Y Morosini se dirigió hacia el invernadero tras haber dejado caer con desenvoltura el guardapolvo y la gorra sobre las baldosas del vestíbulo. En el primer salón, su última duda se desvaneció al oír el acento cantarín de Mina cuando hablaba francés o italiano. Pero fue al entrar en el segundo salón cuando la vio, con su aspecto de siempre: traje de franela gris sobre blusa blanca, zapatos planos con cordones y moño severo, estaba sentada a la sombra de una aspidistra con la espalda bien erguida y una taza de té en equilibrio en una de sus manos. Aldo le cayó encima como una bomba:
—¿Qué hace aquí, Mina? Yo creía que la abundancia de sus tareas amenazaba con aplastarla y la encuentro aquí parloteando.
—¡Vaya entrada! —protestó la señora Sommières, mientras Mina procuraba esconder su sonrojo bajo las gafas—. ¿Quién te ha enseñado a irrumpir en una casa sin siquiera saludar?
La reprimenda tuvo el efecto de un jarro de agua fría. Morosini, un poco avergonzado, besó la mano de la anciana dama y luego se volvió hacia su secretaria.

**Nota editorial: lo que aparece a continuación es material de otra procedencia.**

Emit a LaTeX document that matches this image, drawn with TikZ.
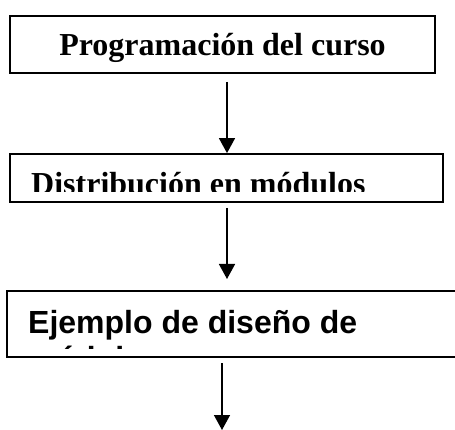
\documentclass[tikz,border=0pt]{standalone}
\usepackage{fontspec}
\setmainfont{Liberation Serif}
\setsansfont{Liberation Sans}
\usetikzlibrary{arrows.meta}

\begin{document}
\begin{tikzpicture}[x=1pt, y=-1pt,
    caja/.style={draw, line width=1.8pt, inner sep=0pt},
    titulo/.style={inner sep=0pt, font=\fontsize{32}{35}\selectfont\bfseries},
    titulosf/.style={inner sep=0pt, align=left, font=\fontsize{32}{36}\selectfont\sffamily\bfseries},
    flecha/.style={line width=1.5pt, -{Triangle[width=16pt,length=15pt]}}]
	\useasboundingbox (0,0) rectangle (455,430);
	% cajas
	\node[caja, minimum width=425pt, minimum height=57pt] (b1) at (222.5,44.5) {};
	\node[caja, minimum width=433pt, minimum height=48pt] (b2) at (226.5,178) {};
	\node[caja, minimum width=463pt, minimum height=66pt] (b3) at (238.5,324) {};
	% textos
	\node[titulo, anchor=base] (t1) at (222.5,56) {Programación del curso};
	\begin{scope}
		\clip (b2.north west) rectangle (443,192);
		\node[titulo, anchor=base west] (t2) at (31,194.5) {Distribución en módulos};
	\end{scope}
	\begin{scope}
		\clip (b3.north west) rectangle (455,348.5);
		\node[titulosf, anchor=base west] (t3) at (28,369) {Ejemplo de diseño de\\módulos};
	\end{scope}
	% flechas
	\coordinate (s1) at (227,82);
	\coordinate (s2) at (227,208);
	\coordinate (e2) at (227,279);
	\coordinate (s3) at (222,363);
	\coordinate (e3) at (222,430);
	\draw[flecha] (s1) -- (s1 |- b2.north);
	\draw[flecha] (s2) -- (e2);
	\draw[flecha] (s3) -- (e3);
\end{tikzpicture}
\end{document}
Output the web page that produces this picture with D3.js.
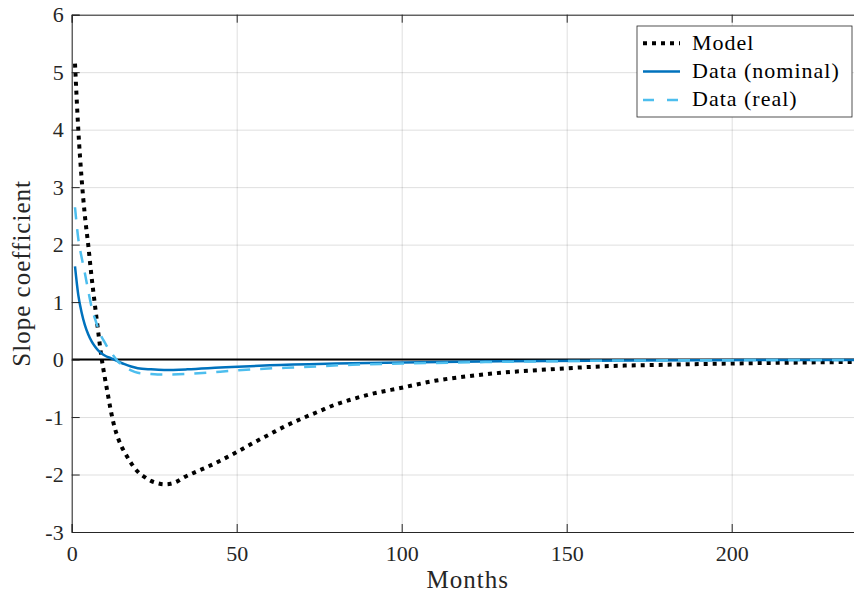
<!DOCTYPE html>
<html>
<head>
<meta charset="utf-8">
<script src="https://cdn.jsdelivr.net/npm/d3@7"></script>
<style>
  body { margin: 0; background: #fff; }
</style>
</head>
<body>
<div id="chart"></div>
<script>
// months (x) and slope coefficients (y)
const modelMonths = [1, 2, 3, 4, 5, 6, 7, 8, 9, 10, 11, 12, 13, 14, 15, 16, 18, 20, 22, 24, 26, 28, 30, 32, 34, 37, 41, 45, 50, 55, 60, 65, 70, 75, 80, 85, 90, 100, 110, 120, 130, 145, 160, 180, 210, 240]
const modelValues = [5.15, 4.0, 3.15, 2.5, 2.0, 1.45, 0.97, 0.5, 0.05, -0.3, -0.62, -0.93, -1.18, -1.36, -1.5, -1.61, -1.8, -1.95, -2.04, -2.11, -2.15, -2.17, -2.16, -2.12, -2.05, -1.97, -1.87, -1.76, -1.61, -1.45, -1.3, -1.15, -1.02, -0.9, -0.78, -0.69, -0.61, -0.49, -0.37, -0.29, -0.23, -0.17, -0.12, -0.09, -0.06, -0.04]

const nominalMonths = [1, 2, 3, 4, 5, 6, 7, 8, 9, 10, 12, 14, 16, 18, 20, 24, 28, 35, 45, 60, 80, 100, 130, 170, 240]
const nominalValues = [1.62, 1.12, 0.82, 0.6, 0.44, 0.32, 0.23, 0.16, 0.11, 0.07, 0.02, -0.03, -0.08, -0.12, -0.15, -0.17, -0.18, -0.17, -0.14, -0.1, -0.07, -0.05, -0.03, -0.015, -0.005]

const realMonths = [1, 2, 3, 4, 5, 6, 7, 8, 9, 10, 11, 12, 13, 14, 16, 18, 20, 24, 28, 35, 45, 55, 70, 85, 100, 130, 160, 200, 240]
const realValues = [2.65, 2.1, 1.78, 1.5, 1.2, 0.92, 0.72, 0.55, 0.4, 0.3, 0.2, 0.12, 0.04, -0.03, -0.12, -0.19, -0.23, -0.25, -0.26, -0.25, -0.21, -0.17, -0.13, -0.09, -0.07, -0.04, -0.02, -0.01, -0.005]

const xTicks = [0, 50, 100, 150, 200]
const yTicks = [-3, -2, -1, 0, 1, 2, 3, 4, 5, 6]
const legendLabels = ["Model", "Data (nominal)", "Data (real)"]

const serif = "'Liberation Serif', 'Times New Roman', serif"

let margin = { top: 14.7, left: 71.7 },
    width = 792,
    height = 517.3

let svg = d3.select("#chart").append("svg")
    .attr("width", 854)
    .attr("height", 596)

let g = svg.append("g")
    .attr("transform", "translate(" + margin.left + "," + margin.top + ")")

let x = d3.scaleLinear().domain([0, 240]).range([0, width])
let y = d3.scaleLinear().domain([-3, 6]).range([height, 0])

svg.append("clipPath").attr("id", "clip")
    .append("rect").attr("width", width).attr("height", height)

// grid
g.append("g")
    .attr("transform", "translate(0," + height + ")")
    .call(d3.axisBottom(x).tickValues(xTicks).tickSize(-height).tickFormat(""))
    .call(a => a.select(".domain").remove())
    .selectAll("line").attr("stroke", "#262626").attr("stroke-opacity", 0.15)

g.append("g")
    .call(d3.axisLeft(y).tickValues(yTicks).tickSize(-width).tickFormat(""))
    .call(a => a.select(".domain").remove())
    .selectAll("line").attr("stroke", "#262626").attr("stroke-opacity", 0.15)

let plot = g.append("g").attr("clip-path", "url(#clip)")

// zero line
plot.append("path")
    .attr("d", d3.line()([[x(0), y(0)], [x(240), y(0)]]))
    .attr("stroke", "#000").attr("stroke-width", 2).attr("fill", "none")

let line = d3.line()
    .x(d => x(d[0]))
    .y(d => y(d[1]))
    .curve(d3.curveMonotoneX)

let series = [
    { months: modelMonths, values: modelValues, color: "#000000", width: 4, dash: "4,5" },
    { months: nominalMonths, values: nominalValues, color: "#0072BD", width: 2.5, dash: null },
    { months: realMonths, values: realValues, color: "#4DBEEE", width: 2.5, dash: "12,10" }
]

series.forEach(s => {
    plot.append("path")
        .datum(d3.zip(s.months, s.values))
        .attr("d", line)
        .attr("fill", "none")
        .attr("stroke", s.color)
        .attr("stroke-width", s.width)
        .attr("stroke-dasharray", s.dash)
})

// axes with inward ticks
g.append("g")
    .attr("transform", "translate(0," + height + ")")
    .call(d3.axisBottom(x).tickValues(xTicks).tickSize(-8).tickPadding(13))
g.append("g")
    .call(d3.axisTop(x).tickValues(xTicks).tickSize(-8).tickFormat(""))
g.append("g")
    .call(d3.axisLeft(y).tickValues(yTicks).tickSize(-8).tickPadding(8).tickFormat(d => d < 0 ? "-" + (-d) : d))

g.selectAll(".domain").attr("stroke", "#262626").attr("stroke-width", 1)
g.selectAll(".tick line").filter(function () { return !this.getAttribute("stroke-opacity") })
    .attr("stroke", "#262626")
g.selectAll(".tick text")
    .style("font-family", serif).style("font-size", "22px")
    .attr("fill", "#262626")

// axis titles
svg.append("text")
    .attr("x", margin.left + x(120)).attr("y", 588)
    .attr("text-anchor", "middle")
    .style("font-family", serif).style("font-size", "25px").style("letter-spacing", "1px")
    .attr("fill", "#262626")
    .text("Months")

svg.append("text")
    .attr("transform", "translate(30," + (margin.top + height / 2) + ") rotate(-90)")
    .attr("text-anchor", "middle")
    .style("font-family", serif).style("font-size", "25px").style("letter-spacing", "1px")
    .attr("fill", "#262626")
    .text("Slope coefficient")

// legend
let legend = svg.append("g").attr("transform", "translate(637,26)")
legend.append("rect")
    .attr("width", 215).attr("height", 91)
    .attr("fill", "#fff").attr("stroke", "#262626").attr("stroke-width", 0.8)

series.forEach((s, i) => {
    let ly = 17.3 + i * 28.3
    legend.append("line")
        .attr("x1", 6).attr("x2", 43).attr("y1", ly).attr("y2", ly)
        .attr("stroke", s.color).attr("stroke-width", s.width)
        .attr("stroke-dasharray", i === 2 ? "11,13" : s.dash)
    legend.append("text")
        .attr("x", 55).attr("y", ly + 6.5)
        .style("font-family", serif).style("font-size", "22px").style("letter-spacing", "1px")
        .attr("fill", "#000")
        .text(legendLabels[i])
})
</script>
</body>
</html>
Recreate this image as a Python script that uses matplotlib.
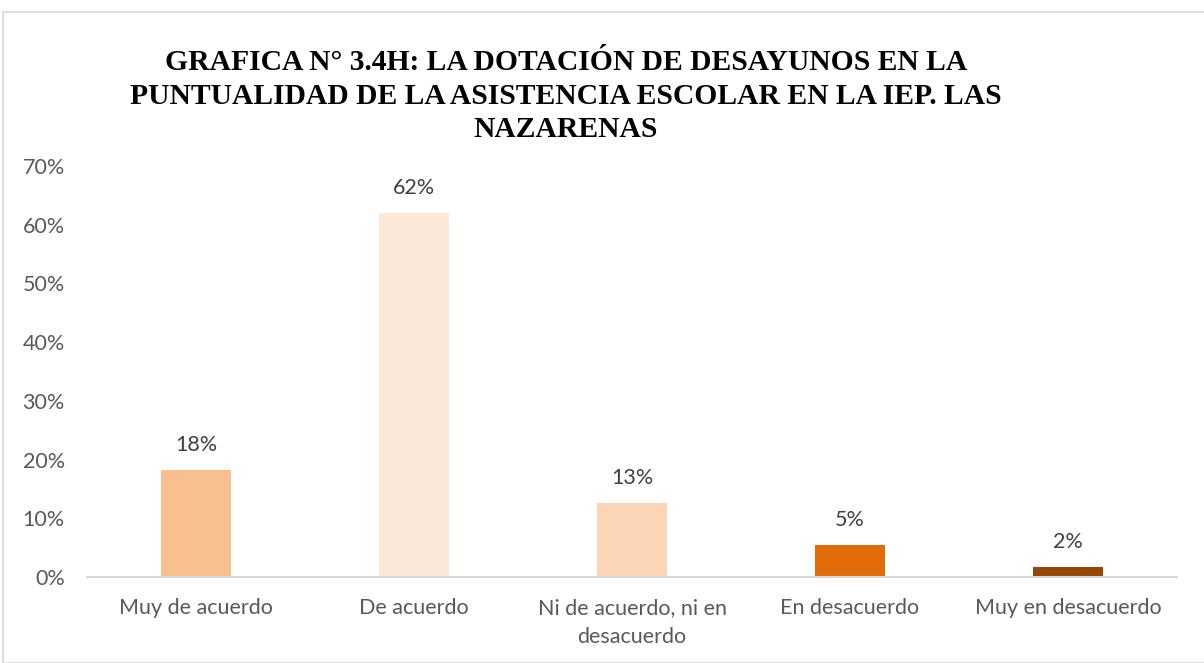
import matplotlib.pyplot as plt
from matplotlib.patches import Rectangle

categorias = ['Muy de acuerdo', 'De acuerdo', 'Ni de acuerdo, ni en\ndesacuerdo',
              'En desacuerdo', 'Muy en desacuerdo']
valores = [0.182, 0.620, 0.126, 0.055, 0.017]
etiquetas = ['18%', '62%', '13%', '5%', '2%']
colores = ['#f9c08f', '#fce8d9', '#fbd5b5', '#e36c0a', '#974806']
ticks_y = [0, 0.1, 0.2, 0.3, 0.4, 0.5, 0.6, 0.7]

W, H = 1204, 663
fig = plt.figure(figsize=(W / 100, H / 100), dpi=100)

# borde del gráfico
fig.patches.append(Rectangle((3 / W, 0), 1, 1 - 12 / H, transform=fig.transFigure,
                             fill=False, edgecolor='#d9d9d9', linewidth=1.2))

ax = fig.add_axes([87 / W, 1 - 577 / H, (1177 - 87) / W, (577 - 166) / H])
x = range(len(categorias))
ax.bar(x, valores, width=0.32, color=colores)
ax.set_xlim(-0.5, len(categorias) - 0.5)
ax.set_ylim(0, 0.7)

fuente = 'Lato'
tam = 15.5
for xi, v, t in zip(x, valores, etiquetas):
    ax.annotate(t, (xi, v), xytext=(0, 18), textcoords='offset points',
                ha='center', va='center', fontsize=tam, color='#404040', family=fuente)

ax.set_yticks(ticks_y)
ax.set_yticklabels([f'{int(round(t * 100))}%' for t in ticks_y], family=fuente,
                   fontsize=tam, color='#595959')
ax.set_xticks(list(x))
ax.set_xticklabels(categorias, family=fuente, fontsize=tam, color='#595959',
                   linespacing=1.55)
ax.tick_params(length=0)
ax.tick_params(axis='y', pad=16)
ax.tick_params(axis='x', pad=15)
for s in ['top', 'right', 'left']:
    ax.spines[s].set_visible(False)
ax.spines['bottom'].set_color('#d9d9d9')
ax.spines['bottom'].set_linewidth(1.5)

fig.text(566 / W, 1 - 96 / H,
         'GRAFICA N° 3.4H: LA DOTACIÓN DE DESAYUNOS EN LA\n'
         'PUNTUALIDAD DE LA ASISTENCIA ESCOLAR EN LA IEP. LAS\nNAZARENAS',
         ha='center', va='center', family='Liberation Serif', fontweight='bold',
         fontsize=21.3, linespacing=1.33, color='black')

fig.savefig('out.png', dpi=100)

—Perdone, Mina, no quería ser desagradable, pero… en estos momentos tengo algunas preocupaciones…
—¡Ah! —dijo la señora Sommières con un súbito brillo en la mirada—. ¿Acaso se ha producido algún incidente en la espléndida boda?
—Decir eso sería quedarse cortos. Hemos ido de catástrofe en catástrofe, pero se lo contaré después. Primero usted, Mina. ¿Cómo es que lo ha dejado todo para venir a verme? ¿Es que no se lleva bien con el señor Buteau?
—¿Con él? Pero si es un hombre maravilloso, encantador, ¡y tan eficaz! —dijo Mina juntando las manos y dirigiendo la mirada hacia el techo, como si esperara ver a Guy descender de él nimbado por una aureola—. Desde que llegó no ha parado de trabajar, y eso es lo que me ha permitido venir a traerle esto —dijo, sacando del bolsillo un telegrama—. No quería leerle el texto por teléfono. De todas formas, ha sido el señor Buteau quien me lo ha aconsejado. Según él, le causaría menos pesar.
—Otra catástrofe —susurró Morosini, cogiendo el papel con una evidente desconfianza.
—Me temo que sí.
Lo era, efectivamente. El breve mensaje hizo que a Aldo le fallaran las piernas y tuviera que sentarse: «Lamento informarle de la muerte de lord Killrenan, asesinado ayer a bordo. Mi más sentido pésame. Sigue carta… Forbes, capitán del Robert-Bruce.»
Sin pronunciar palabra, Aldo tendió el telegrama a la marquesa, que arqueó las cejas.
—¿Cómo? ¿Él también? Como tu madre… ¿Quién ha podido hacer una cosa así?
—Quizá nos enteremos de algo más cuando llegue la carta del capitán. Ha hecho bien en venir, Mina. Gracias. La dejo terminar el té… Voy a cambiarme.
Decía lo primero que se le ocurría, impaciente por estar solo para ofrecer a ese amigo las lágrimas que ya notaba en sus ojos y que no quería que nadie viera. ¡De modo que el viejo —y fiel hasta el final— pretendiente de Isabelle acababa de reunirse con ella por ese camino de la violencia que el crimen impone demasiadas veces a la inocencia! Seguramente se sentía feliz de que así hubiera sido. La vida sin su princesa lejana, objeto de su único amor, se le debía de haber vuelto una pesada carga.